I am working on a question that involves me proving that the above integral converges. It tells me that I can't use the limit comparison test by observing that $|\frac{\sin x}{x}|\leq\frac{1}{x}$ on $[1,\infty)$. However, this doesn't make sense to me as the conditions to use this theorem seem to be satisfied?
For example, we previously concluded that because $\frac{|\sin x|}{x^2}\leq\frac{1}{x^2}$ on $[1,\infty)$, then by the limit comparison test, $\int_1^\infty|\frac{\sin x}{x^2}|dx$ converges, and so by another theorem, $\int_1^\infty\frac{\sin x}{x^2}dx$ converges. I don't see why my problem is different than this.
The conditions to apply the limit comparison test are: Let f and g be integrable on [a, t] for all t>a. If $\int_a^\infty g$ converges, and $0\leq f(x)\leq g(x)$ for all x in $[a,\infty)$, then $\int_a^\infty f$ converges.
Looking at the graphs $|\frac{\sin x}{x}|$ and $\frac{1}{x}$, I see no issue with them being integrable on the interval from 0 to infinity…
The second theorem I am not permitted to use states: Let f be defined on $[a,\infty)$ and assume that $\int_a^\infty |f|$ converges. Then $\int_a^\infty f$ converges and $|\int_a^\infty f|\leq\int_a^\infty |f|$.
$\frac{\sin x}{x}$ is defined on $[1,\infty)$, and the area underneath the graph, aka $\int_a^\infty|\frac{\sin x}{x}| \, dx$, seems to be converging on 0.
Why is it that I can't apply these tests?
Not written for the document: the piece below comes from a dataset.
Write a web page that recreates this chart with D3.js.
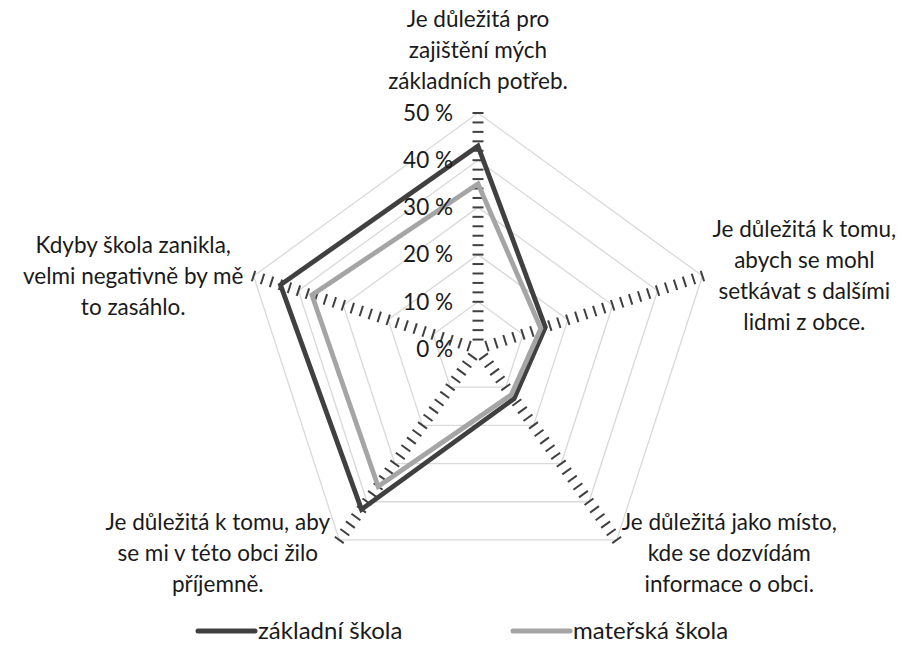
<!DOCTYPE html>
<html>
<head>
<meta charset="utf-8">
<script src="https://cdn.jsdelivr.net/npm/d3@7"></script>
<style>
  body { margin: 0; background: #fff; }
  svg text { font-family: Lato, "Open Sans", sans-serif; fill: #1a1a1a; }
  .grid { fill: none; stroke: #d9d9d9; stroke-width: 1.3; }
  .tick-mark { stroke: #404040; stroke-width: 2; }
</style>
</head>
<body>
<div id="radar-chart"></div>
<script>
// Data
var categories = [
  ["Je důležitá pro", "zajištění mých", "základních potřeb."],
  ["Je důležitá k tomu,", "abych se mohl", "setkávat s dalšími", "lidmi z obce."],
  ["Je důležitá jako místo,", "kde se dozvídám", "informace o obci."],
  ["Je důležitá k tomu, aby", "se mi v této obci žilo", "příjemně."],
  ["Kdyby škola zanikla,", "velmi negativně by mě", "to zasáhlo."]
];
var seriesNames = ["základní škola", "mateřská škola"];
var zakladniSkola = [43, 15, 13, 42, 44];
var materskaSkola = [35, 14, 12, 36, 37];
var tickValues = [0, 10, 20, 30, 40, 50];

var COLORS = ["#404040", "#a5a5a5"];
var FONT = "22.5px";

var renderRadar = function(config) {
  var width = 907, height = 653;
  var cx = 478, cy = 349, radius = 236;

  var svg = d3.select(config.container)
    .append("svg")
    .attr("width", width)
    .attr("height", height);

  var rScale = d3.scaleLinear().domain([0, 50]).range([0, radius]);
  var n = categories.length;
  var angle = function(i) { return (i * 2 * Math.PI) / n; };
  var point = function(i, v) {
    var a = angle(i);
    return [cx + rScale(v) * Math.sin(a), cy - rScale(v) * Math.cos(a)];
  };

  var chart = svg.append("g");

  // Grid rings
  var ringLine = d3.line().curve(d3.curveLinearClosed);
  chart.selectAll(".grid")
    .data(tickValues.slice(1))
    .enter()
    .append("path")
    .attr("class", "grid")
    .attr("d", function(v) {
      return ringLine(d3.range(n).map(function(i) { return point(i, v); }));
    });

  // Minor tick marks along each axis (every 2 %)
  var minor = d3.range(2, 51, 2);
  var half = 5.5;
  d3.range(n).forEach(function(i) {
    var a = angle(i);
    var px = Math.cos(a), py = Math.sin(a);
    chart.append("g")
      .selectAll("line")
      .data(minor)
      .enter()
      .append("line")
      .attr("class", "tick-mark")
      .attr("x1", function(v) { return point(i, v)[0] - half * px; })
      .attr("y1", function(v) { return point(i, v)[1] - half * py; })
      .attr("x2", function(v) { return point(i, v)[0] + half * px; })
      .attr("y2", function(v) { return point(i, v)[1] + half * py; });
  });

  // Series lines
  var seriesData = [zakladniSkola, materskaSkola];
  chart.selectAll(".series")
    .data(seriesData)
    .enter()
    .append("path")
    .attr("class", "series")
    .attr("fill", "none")
    .attr("stroke", function(d, i) { return COLORS[i]; })
    .attr("stroke-width", 4.8)
    .attr("stroke-linejoin", "miter")
    .attr("d", function(d) {
      return ringLine(d.map(function(v, i) { return point(i, v); }));
    });

  // Value axis labels
  chart.selectAll(".value-label")
    .data(tickValues)
    .enter()
    .append("text")
    .attr("class", "value-label")
    .attr("x", cx - 25)
    .attr("y", function(v) { return cy - rScale(v); })
    .attr("dy", "0.35em")
    .attr("text-anchor", "end")
    .style("font-size", FONT)
    .text(function(v) { return v + " %"; });

  // Category labels
  var lineH = 31;
  categories.forEach(function(lines, i) {
    var end = point(i, 50);
    var g = chart.append("g").attr("class", "cat-label");
    var t = g.append("text")
      .attr("text-anchor", "middle")
      .style("font-size", FONT);
    lines.forEach(function(l, k) {
      t.append("tspan").attr("x", 0).attr("y", k * lineH).attr("dy", "0.35em").text(l);
    });
    var bb = g.node().getBBox();
    var blockH = (lines.length - 1) * lineH;
    var s = Math.sin(angle(i)), c = Math.cos(angle(i));
    var tx, ty;
    if (i === 0) {
      tx = end[0];
      ty = end[1] - 32 - blockH;
    } else if (c > 0) {
      // upper side labels
      tx = end[0] + Math.sign(s) * (10 + bb.width / 2);
      ty = end[1] - blockH / 2;
    } else {
      // lower labels
      tx = end[0] + Math.sign(s) * ((s > 0 ? 5 : 9) + bb.width / 2);
      ty = end[1] - 18;
    }
    g.attr("transform", "translate(" + tx + "," + ty + ")");
  });

  // Legend
  var legendItems = [
    { name: seriesNames[0], x: 198 },
    { name: seriesNames[1], x: 513 }
  ];
  var legend = svg.append("g").attr("class", "legend");
  legendItems.forEach(function(d, i) {
    legend.append("line")
      .attr("x1", d.x).attr("x2", d.x + 57)
      .attr("y1", 631).attr("y2", 631)
      .attr("stroke", COLORS[i])
      .attr("stroke-width", 5)
      .attr("stroke-linecap", "round");
    legend.append("text")
      .attr("x", d.x + 60)
      .attr("y", 631)
      .attr("dy", "0.35em")
      .style("font-size", "24px")
      .text(d.name);
  });
};

renderRadar({ container: "#radar-chart" });
</script>
</body>
</html>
I know how to prove that the integral converges because I am given an outline, I am just wondering why I can't prove it using these tests.
Best Answer
Take the improper integral of $\frac{1}{x}$
$$\int_1^\infty \frac{1}{x}\:dx = \lim_{b\to\infty} \ln b \to\infty$$
We are saying then that the integral we want is less than a diverging integral, which isn't saying much of anything at all.